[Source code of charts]
[Begin]
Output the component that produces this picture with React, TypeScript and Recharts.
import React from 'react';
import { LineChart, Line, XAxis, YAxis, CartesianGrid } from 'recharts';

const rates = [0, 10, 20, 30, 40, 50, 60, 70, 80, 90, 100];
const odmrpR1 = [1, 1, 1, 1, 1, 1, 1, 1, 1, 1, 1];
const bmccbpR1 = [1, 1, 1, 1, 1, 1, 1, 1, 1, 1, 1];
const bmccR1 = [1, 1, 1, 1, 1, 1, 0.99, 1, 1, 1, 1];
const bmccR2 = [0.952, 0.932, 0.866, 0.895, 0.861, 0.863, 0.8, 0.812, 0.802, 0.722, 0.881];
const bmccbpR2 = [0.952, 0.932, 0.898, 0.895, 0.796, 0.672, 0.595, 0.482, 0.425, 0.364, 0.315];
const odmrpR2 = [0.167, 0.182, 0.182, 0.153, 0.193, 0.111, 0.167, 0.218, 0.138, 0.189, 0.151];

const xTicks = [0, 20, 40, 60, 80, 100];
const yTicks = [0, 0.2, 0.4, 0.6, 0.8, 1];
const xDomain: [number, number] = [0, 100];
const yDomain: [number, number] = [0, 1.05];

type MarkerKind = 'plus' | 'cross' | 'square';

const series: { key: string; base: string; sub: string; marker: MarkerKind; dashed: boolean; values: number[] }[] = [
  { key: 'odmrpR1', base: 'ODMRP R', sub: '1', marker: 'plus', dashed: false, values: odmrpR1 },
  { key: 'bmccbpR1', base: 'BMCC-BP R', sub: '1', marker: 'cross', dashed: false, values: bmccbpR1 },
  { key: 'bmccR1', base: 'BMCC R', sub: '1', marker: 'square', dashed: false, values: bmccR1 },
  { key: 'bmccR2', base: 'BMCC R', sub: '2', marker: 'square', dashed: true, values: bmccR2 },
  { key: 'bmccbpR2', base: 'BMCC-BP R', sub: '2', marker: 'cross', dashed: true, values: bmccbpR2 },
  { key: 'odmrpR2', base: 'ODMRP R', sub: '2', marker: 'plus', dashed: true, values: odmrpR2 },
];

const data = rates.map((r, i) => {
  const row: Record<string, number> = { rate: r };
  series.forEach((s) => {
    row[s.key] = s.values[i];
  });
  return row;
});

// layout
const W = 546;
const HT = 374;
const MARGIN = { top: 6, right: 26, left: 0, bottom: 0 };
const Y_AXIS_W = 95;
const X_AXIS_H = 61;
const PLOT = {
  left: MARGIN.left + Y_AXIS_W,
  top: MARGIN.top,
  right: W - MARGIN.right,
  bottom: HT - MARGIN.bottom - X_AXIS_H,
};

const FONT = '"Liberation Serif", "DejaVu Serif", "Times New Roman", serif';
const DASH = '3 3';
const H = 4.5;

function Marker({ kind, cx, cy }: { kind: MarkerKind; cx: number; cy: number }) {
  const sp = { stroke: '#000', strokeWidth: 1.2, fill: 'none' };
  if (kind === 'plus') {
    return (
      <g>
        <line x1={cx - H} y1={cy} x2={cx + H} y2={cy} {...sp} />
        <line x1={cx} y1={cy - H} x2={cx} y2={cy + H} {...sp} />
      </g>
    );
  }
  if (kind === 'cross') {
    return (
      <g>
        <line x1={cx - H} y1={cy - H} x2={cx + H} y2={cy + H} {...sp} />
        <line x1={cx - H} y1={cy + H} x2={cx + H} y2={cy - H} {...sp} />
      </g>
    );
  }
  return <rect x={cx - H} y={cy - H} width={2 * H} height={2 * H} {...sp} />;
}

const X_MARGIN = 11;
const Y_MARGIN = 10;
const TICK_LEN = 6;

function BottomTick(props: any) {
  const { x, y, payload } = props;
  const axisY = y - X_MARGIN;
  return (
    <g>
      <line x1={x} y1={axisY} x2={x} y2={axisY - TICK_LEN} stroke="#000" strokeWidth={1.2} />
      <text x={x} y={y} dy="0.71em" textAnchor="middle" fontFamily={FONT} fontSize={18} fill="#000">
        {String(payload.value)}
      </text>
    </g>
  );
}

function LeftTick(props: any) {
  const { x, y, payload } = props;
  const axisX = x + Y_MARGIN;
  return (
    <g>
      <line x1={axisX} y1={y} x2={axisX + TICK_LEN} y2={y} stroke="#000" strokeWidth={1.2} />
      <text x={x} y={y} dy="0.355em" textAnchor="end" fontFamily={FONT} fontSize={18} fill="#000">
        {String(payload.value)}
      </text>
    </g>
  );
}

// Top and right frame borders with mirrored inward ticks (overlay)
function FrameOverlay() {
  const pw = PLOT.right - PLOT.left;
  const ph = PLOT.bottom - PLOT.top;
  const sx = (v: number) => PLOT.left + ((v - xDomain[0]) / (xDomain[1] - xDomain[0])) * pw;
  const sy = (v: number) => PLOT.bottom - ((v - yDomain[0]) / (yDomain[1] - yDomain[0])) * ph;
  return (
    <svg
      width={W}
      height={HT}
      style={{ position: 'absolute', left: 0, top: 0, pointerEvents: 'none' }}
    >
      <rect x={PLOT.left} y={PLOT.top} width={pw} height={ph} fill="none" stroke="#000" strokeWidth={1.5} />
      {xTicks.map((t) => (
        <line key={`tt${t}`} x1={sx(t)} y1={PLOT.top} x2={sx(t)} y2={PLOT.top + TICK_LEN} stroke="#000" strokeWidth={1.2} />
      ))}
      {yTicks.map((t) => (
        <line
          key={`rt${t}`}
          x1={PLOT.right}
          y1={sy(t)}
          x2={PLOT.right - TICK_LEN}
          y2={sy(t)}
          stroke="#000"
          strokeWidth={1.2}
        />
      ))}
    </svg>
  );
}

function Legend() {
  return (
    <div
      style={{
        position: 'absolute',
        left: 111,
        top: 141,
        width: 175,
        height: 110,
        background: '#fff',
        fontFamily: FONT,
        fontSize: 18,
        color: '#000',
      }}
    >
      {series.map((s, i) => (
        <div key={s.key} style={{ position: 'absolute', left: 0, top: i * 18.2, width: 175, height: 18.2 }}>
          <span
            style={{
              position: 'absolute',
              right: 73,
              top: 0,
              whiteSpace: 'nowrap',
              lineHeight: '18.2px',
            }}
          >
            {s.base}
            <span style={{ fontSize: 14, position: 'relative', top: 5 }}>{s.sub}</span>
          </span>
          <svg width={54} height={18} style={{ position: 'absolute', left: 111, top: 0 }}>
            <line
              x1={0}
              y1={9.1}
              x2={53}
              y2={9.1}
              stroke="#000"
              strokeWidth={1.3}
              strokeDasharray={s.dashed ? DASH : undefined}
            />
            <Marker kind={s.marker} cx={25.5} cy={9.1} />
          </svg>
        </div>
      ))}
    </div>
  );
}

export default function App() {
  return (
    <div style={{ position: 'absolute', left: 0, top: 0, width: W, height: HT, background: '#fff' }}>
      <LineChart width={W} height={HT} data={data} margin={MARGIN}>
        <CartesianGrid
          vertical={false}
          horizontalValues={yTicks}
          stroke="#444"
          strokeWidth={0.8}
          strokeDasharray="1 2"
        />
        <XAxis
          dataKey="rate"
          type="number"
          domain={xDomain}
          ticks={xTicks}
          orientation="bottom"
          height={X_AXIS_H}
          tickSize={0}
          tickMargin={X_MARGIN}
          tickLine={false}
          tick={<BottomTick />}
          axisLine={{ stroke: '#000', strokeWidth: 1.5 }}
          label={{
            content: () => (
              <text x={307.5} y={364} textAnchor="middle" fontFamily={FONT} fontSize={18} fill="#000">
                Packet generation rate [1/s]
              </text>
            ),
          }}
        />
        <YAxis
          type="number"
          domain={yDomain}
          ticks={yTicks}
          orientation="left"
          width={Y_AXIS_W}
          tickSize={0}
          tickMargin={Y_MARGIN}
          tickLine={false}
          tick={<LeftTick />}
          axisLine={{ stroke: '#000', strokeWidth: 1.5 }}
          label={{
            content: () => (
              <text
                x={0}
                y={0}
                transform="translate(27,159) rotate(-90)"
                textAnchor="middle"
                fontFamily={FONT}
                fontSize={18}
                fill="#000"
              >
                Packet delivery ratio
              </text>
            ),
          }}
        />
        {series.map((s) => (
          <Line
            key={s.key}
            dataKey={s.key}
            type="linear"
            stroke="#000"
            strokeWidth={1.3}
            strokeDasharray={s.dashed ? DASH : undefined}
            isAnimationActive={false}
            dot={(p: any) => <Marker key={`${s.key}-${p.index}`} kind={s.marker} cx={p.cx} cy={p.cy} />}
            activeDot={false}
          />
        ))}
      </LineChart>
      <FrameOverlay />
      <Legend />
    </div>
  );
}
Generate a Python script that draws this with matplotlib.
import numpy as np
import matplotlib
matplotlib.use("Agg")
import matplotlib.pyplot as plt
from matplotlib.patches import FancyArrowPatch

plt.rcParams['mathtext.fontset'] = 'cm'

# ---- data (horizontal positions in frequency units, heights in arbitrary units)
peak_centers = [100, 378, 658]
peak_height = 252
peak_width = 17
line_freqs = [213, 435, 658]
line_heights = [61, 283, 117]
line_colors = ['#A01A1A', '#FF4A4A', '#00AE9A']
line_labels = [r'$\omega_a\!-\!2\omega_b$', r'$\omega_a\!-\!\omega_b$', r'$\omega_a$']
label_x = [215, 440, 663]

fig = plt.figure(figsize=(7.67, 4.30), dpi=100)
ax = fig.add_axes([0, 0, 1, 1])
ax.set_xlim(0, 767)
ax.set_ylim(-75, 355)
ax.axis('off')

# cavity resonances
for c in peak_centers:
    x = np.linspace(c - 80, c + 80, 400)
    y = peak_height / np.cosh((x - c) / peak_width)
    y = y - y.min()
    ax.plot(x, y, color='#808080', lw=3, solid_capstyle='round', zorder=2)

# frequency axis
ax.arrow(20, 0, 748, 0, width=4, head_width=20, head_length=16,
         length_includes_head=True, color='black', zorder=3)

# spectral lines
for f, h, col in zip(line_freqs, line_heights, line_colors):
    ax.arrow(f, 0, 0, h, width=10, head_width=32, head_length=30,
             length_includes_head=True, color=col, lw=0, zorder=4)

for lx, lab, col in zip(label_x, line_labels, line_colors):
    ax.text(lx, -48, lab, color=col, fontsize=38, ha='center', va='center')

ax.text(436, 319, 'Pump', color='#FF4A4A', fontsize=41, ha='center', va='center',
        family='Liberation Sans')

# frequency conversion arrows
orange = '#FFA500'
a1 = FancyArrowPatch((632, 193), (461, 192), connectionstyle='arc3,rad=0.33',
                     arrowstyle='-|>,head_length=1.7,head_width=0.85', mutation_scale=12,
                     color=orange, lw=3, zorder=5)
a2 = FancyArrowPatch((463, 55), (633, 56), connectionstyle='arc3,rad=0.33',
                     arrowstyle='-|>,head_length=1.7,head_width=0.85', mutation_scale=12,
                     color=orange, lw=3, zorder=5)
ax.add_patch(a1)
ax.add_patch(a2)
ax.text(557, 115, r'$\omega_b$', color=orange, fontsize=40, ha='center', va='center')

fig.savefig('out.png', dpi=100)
[End]
▶ **Objective**
Output the lines of the records above exactly as they appear, from the line containing "Generate a Python" through the line containing "family='Liberation Sans')".

▶ **Answer in full**
Generate a Python script that draws this with matplotlib.
import numpy as np
import matplotlib
matplotlib.use("Agg")
import matplotlib.pyplot as plt
from matplotlib.patches import FancyArrowPatch

plt.rcParams['mathtext.fontset'] = 'cm'

# ---- data (horizontal positions in frequency units, heights in arbitrary units)
peak_centers = [100, 378, 658]
peak_height = 252
peak_width = 17
line_freqs = [213, 435, 658]
line_heights = [61, 283, 117]
line_colors = ['#A01A1A', '#FF4A4A', '#00AE9A']
line_labels = [r'$\omega_a\!-\!2\omega_b$', r'$\omega_a\!-\!\omega_b$', r'$\omega_a$']
label_x = [215, 440, 663]

fig = plt.figure(figsize=(7.67, 4.30), dpi=100)
ax = fig.add_axes([0, 0, 1, 1])
ax.set_xlim(0, 767)
ax.set_ylim(-75, 355)
ax.axis('off')

# cavity resonances
for c in peak_centers:
    x = np.linspace(c - 80, c + 80, 400)
    y = peak_height / np.cosh((x - c) / peak_width)
    y = y - y.min()
    ax.plot(x, y, color='#808080', lw=3, solid_capstyle='round', zorder=2)

# frequency axis
ax.arrow(20, 0, 748, 0, width=4, head_width=20, head_length=16,
         length_includes_head=True, color='black', zorder=3)

# spectral lines
for f, h, col in zip(line_freqs, line_heights, line_colors):
    ax.arrow(f, 0, 0, h, width=10, head_width=32, head_length=30,
             length_includes_head=True, color=col, lw=0, zorder=4)

for lx, lab, col in zip(label_x, line_labels, line_colors):
    ax.text(lx, -48, lab, color=col, fontsize=38, ha='center', va='center')

ax.text(436, 319, 'Pump', color='#FF4A4A', fontsize=41, ha='center', va='center',
        family='Liberation Sans')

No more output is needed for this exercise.